■ **Given task**: Copy the data that follows, character for character, minus the pictures.

* START *

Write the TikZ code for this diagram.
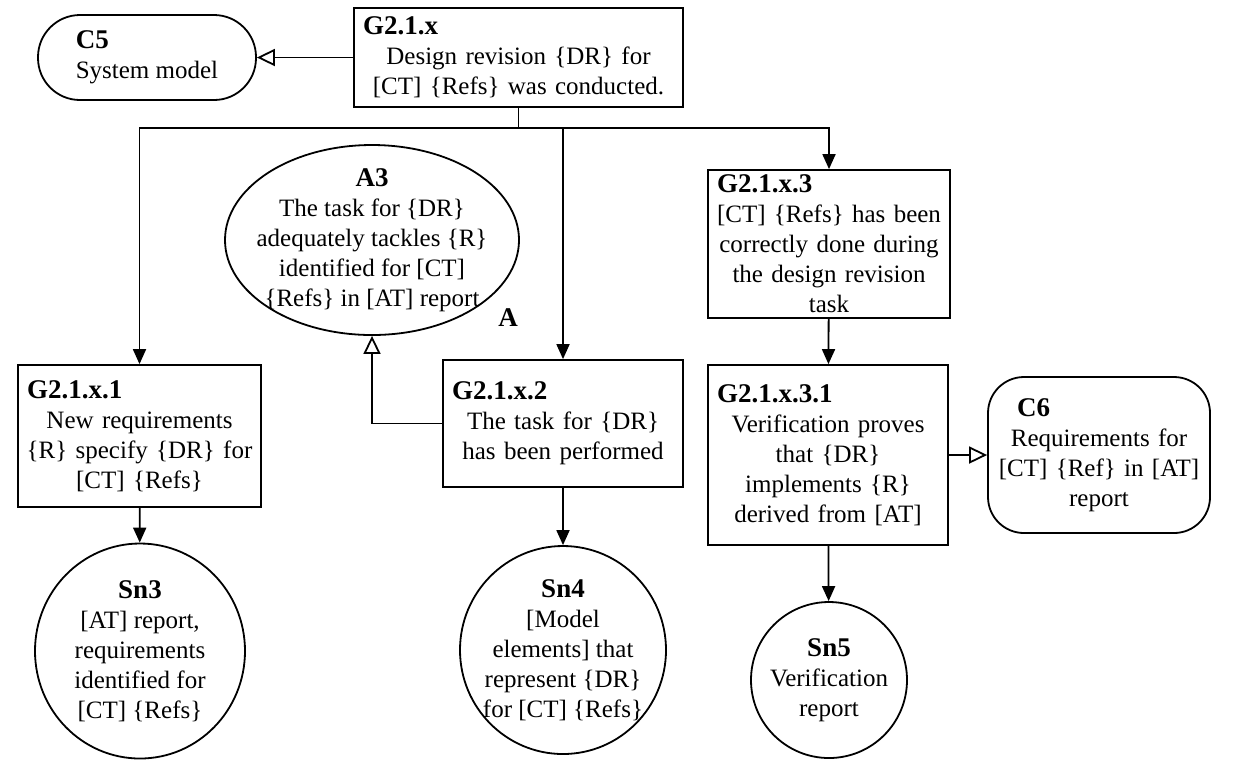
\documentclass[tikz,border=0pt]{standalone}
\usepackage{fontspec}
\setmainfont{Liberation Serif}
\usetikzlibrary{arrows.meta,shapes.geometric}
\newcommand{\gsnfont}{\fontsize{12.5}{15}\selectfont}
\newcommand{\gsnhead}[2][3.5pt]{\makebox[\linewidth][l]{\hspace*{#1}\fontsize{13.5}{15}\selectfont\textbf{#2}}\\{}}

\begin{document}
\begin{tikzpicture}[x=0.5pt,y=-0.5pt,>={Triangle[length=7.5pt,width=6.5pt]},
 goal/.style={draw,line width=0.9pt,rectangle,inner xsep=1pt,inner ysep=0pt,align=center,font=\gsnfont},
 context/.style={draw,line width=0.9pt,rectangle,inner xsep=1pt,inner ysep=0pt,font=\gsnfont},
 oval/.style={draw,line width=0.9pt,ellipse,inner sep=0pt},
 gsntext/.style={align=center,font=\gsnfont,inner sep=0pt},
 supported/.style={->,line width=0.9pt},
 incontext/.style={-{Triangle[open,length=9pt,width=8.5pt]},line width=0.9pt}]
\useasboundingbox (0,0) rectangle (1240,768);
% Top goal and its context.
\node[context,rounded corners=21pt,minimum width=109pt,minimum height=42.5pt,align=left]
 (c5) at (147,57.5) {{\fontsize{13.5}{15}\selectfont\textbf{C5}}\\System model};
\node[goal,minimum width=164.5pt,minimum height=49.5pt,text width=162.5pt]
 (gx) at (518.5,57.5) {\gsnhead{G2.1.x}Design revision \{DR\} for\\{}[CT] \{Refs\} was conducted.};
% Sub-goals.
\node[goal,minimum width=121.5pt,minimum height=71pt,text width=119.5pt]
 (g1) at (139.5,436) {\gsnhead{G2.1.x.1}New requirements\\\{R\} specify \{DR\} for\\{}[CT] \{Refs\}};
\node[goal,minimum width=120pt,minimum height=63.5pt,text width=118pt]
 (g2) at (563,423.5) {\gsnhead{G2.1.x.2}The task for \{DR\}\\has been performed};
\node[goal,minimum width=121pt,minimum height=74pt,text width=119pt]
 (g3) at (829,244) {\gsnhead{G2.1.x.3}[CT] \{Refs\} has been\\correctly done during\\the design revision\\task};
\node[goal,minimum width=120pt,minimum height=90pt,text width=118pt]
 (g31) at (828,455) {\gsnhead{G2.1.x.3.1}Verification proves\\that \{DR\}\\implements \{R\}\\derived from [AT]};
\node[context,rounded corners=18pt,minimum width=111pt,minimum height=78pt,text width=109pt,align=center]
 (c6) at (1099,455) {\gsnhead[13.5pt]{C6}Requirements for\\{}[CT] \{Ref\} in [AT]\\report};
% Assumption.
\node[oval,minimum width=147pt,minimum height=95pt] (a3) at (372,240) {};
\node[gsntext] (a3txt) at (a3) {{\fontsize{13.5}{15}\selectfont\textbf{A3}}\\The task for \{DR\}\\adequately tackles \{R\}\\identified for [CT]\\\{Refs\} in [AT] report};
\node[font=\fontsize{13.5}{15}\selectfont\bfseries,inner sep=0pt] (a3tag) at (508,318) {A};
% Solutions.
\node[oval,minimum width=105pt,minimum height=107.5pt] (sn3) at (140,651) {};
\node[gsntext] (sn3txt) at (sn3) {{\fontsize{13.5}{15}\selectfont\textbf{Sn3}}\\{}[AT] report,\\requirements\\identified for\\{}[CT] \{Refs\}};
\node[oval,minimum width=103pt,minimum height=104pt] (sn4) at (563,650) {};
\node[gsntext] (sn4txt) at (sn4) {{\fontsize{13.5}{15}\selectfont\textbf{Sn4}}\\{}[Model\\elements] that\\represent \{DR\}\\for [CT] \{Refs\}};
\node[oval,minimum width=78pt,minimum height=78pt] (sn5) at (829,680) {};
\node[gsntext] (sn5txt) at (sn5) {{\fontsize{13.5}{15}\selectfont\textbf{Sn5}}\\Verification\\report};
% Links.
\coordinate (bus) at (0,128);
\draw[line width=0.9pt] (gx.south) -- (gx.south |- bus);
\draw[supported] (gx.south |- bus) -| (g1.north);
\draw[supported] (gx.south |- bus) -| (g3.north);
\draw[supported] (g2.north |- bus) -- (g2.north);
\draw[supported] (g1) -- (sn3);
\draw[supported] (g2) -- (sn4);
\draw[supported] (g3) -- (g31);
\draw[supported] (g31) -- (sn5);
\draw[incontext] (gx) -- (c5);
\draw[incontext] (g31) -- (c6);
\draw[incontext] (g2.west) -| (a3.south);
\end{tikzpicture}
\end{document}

* END *

■ **Finished task**:
Write the TikZ code for this diagram.
\documentclass[tikz,border=0pt]{standalone}
\usepackage{fontspec}
\setmainfont{Liberation Serif}
\usetikzlibrary{arrows.meta,shapes.geometric}
\newcommand{\gsnfont}{\fontsize{12.5}{15}\selectfont}
\newcommand{\gsnhead}[2][3.5pt]{\makebox[\linewidth][l]{\hspace*{#1}\fontsize{13.5}{15}\selectfont\textbf{#2}}\\{}}

\begin{document}
\begin{tikzpicture}[x=0.5pt,y=-0.5pt,>={Triangle[length=7.5pt,width=6.5pt]},
 goal/.style={draw,line width=0.9pt,rectangle,inner xsep=1pt,inner ysep=0pt,align=center,font=\gsnfont},
 context/.style={draw,line width=0.9pt,rectangle,inner xsep=1pt,inner ysep=0pt,font=\gsnfont},
 oval/.style={draw,line width=0.9pt,ellipse,inner sep=0pt},
 gsntext/.style={align=center,font=\gsnfont,inner sep=0pt},
 supported/.style={->,line width=0.9pt},
 incontext/.style={-{Triangle[open,length=9pt,width=8.5pt]},line width=0.9pt}]
\useasboundingbox (0,0) rectangle (1240,768);
% Top goal and its context.
\node[context,rounded corners=21pt,minimum width=109pt,minimum height=42.5pt,align=left]
 (c5) at (147,57.5) {{\fontsize{13.5}{15}\selectfont\textbf{C5}}\\System model};
\node[goal,minimum width=164.5pt,minimum height=49.5pt,text width=162.5pt]
 (gx) at (518.5,57.5) {\gsnhead{G2.1.x}Design revision \{DR\} for\\{}[CT] \{Refs\} was conducted.};
% Sub-goals.
\node[goal,minimum width=121.5pt,minimum height=71pt,text width=119.5pt]
 (g1) at (139.5,436) {\gsnhead{G2.1.x.1}New requirements\\\{R\} specify \{DR\} for\\{}[CT] \{Refs\}};
\node[goal,minimum width=120pt,minimum height=63.5pt,text width=118pt]
 (g2) at (563,423.5) {\gsnhead{G2.1.x.2}The task for \{DR\}\\has been performed};
\node[goal,minimum width=121pt,minimum height=74pt,text width=119pt]
 (g3) at (829,244) {\gsnhead{G2.1.x.3}[CT] \{Refs\} has been\\correctly done during\\the design revision\\task};
\node[goal,minimum width=120pt,minimum height=90pt,text width=118pt]
 (g31) at (828,455) {\gsnhead{G2.1.x.3.1}Verification proves\\that \{DR\}\\implements \{R\}\\derived from [AT]};
\node[context,rounded corners=18pt,minimum width=111pt,minimum height=78pt,text width=109pt,align=center]
 (c6) at (1099,455) {\gsnhead[13.5pt]{C6}Requirements for\\{}[CT] \{Ref\} in [AT]\\report};
% Assumption.
\node[oval,minimum width=147pt,minimum height=95pt] (a3) at (372,240) {};
\node[gsntext] (a3txt) at (a3) {{\fontsize{13.5}{15}\selectfont\textbf{A3}}\\The task for \{DR\}\\adequately tackles \{R\}\\identified for [CT]\\\{Refs\} in [AT] report};
\node[font=\fontsize{13.5}{15}\selectfont\bfseries,inner sep=0pt] (a3tag) at (508,318) {A};
% Solutions.
\node[oval,minimum width=105pt,minimum height=107.5pt] (sn3) at (140,651) {};
\node[gsntext] (sn3txt) at (sn3) {{\fontsize{13.5}{15}\selectfont\textbf{Sn3}}\\{}[AT] report,\\requirements\\identified for\\{}[CT] \{Refs\}};
\node[oval,minimum width=103pt,minimum height=104pt] (sn4) at (563,650) {};
\node[gsntext] (sn4txt) at (sn4) {{\fontsize{13.5}{15}\selectfont\textbf{Sn4}}\\{}[Model\\elements] that\\represent \{DR\}\\for [CT] \{Refs\}};
\node[oval,minimum width=78pt,minimum height=78pt] (sn5) at (829,680) {};
\node[gsntext] (sn5txt) at (sn5) {{\fontsize{13.5}{15}\selectfont\textbf{Sn5}}\\Verification\\report};
% Links.
\coordinate (bus) at (0,128);
\draw[line width=0.9pt] (gx.south) -- (gx.south |- bus);
\draw[supported] (gx.south |- bus) -| (g1.north);
\draw[supported] (gx.south |- bus) -| (g3.north);
\draw[supported] (g2.north |- bus) -- (g2.north);
\draw[supported] (g1) -- (sn3);
\draw[supported] (g2) -- (sn4);
\draw[supported] (g3) -- (g31);
\draw[supported] (g31) -- (sn5);
\draw[incontext] (gx) -- (c5);
\draw[incontext] (g31) -- (c6);
\draw[incontext] (g2.west) -| (a3.south);
\end{tikzpicture}
\end{document}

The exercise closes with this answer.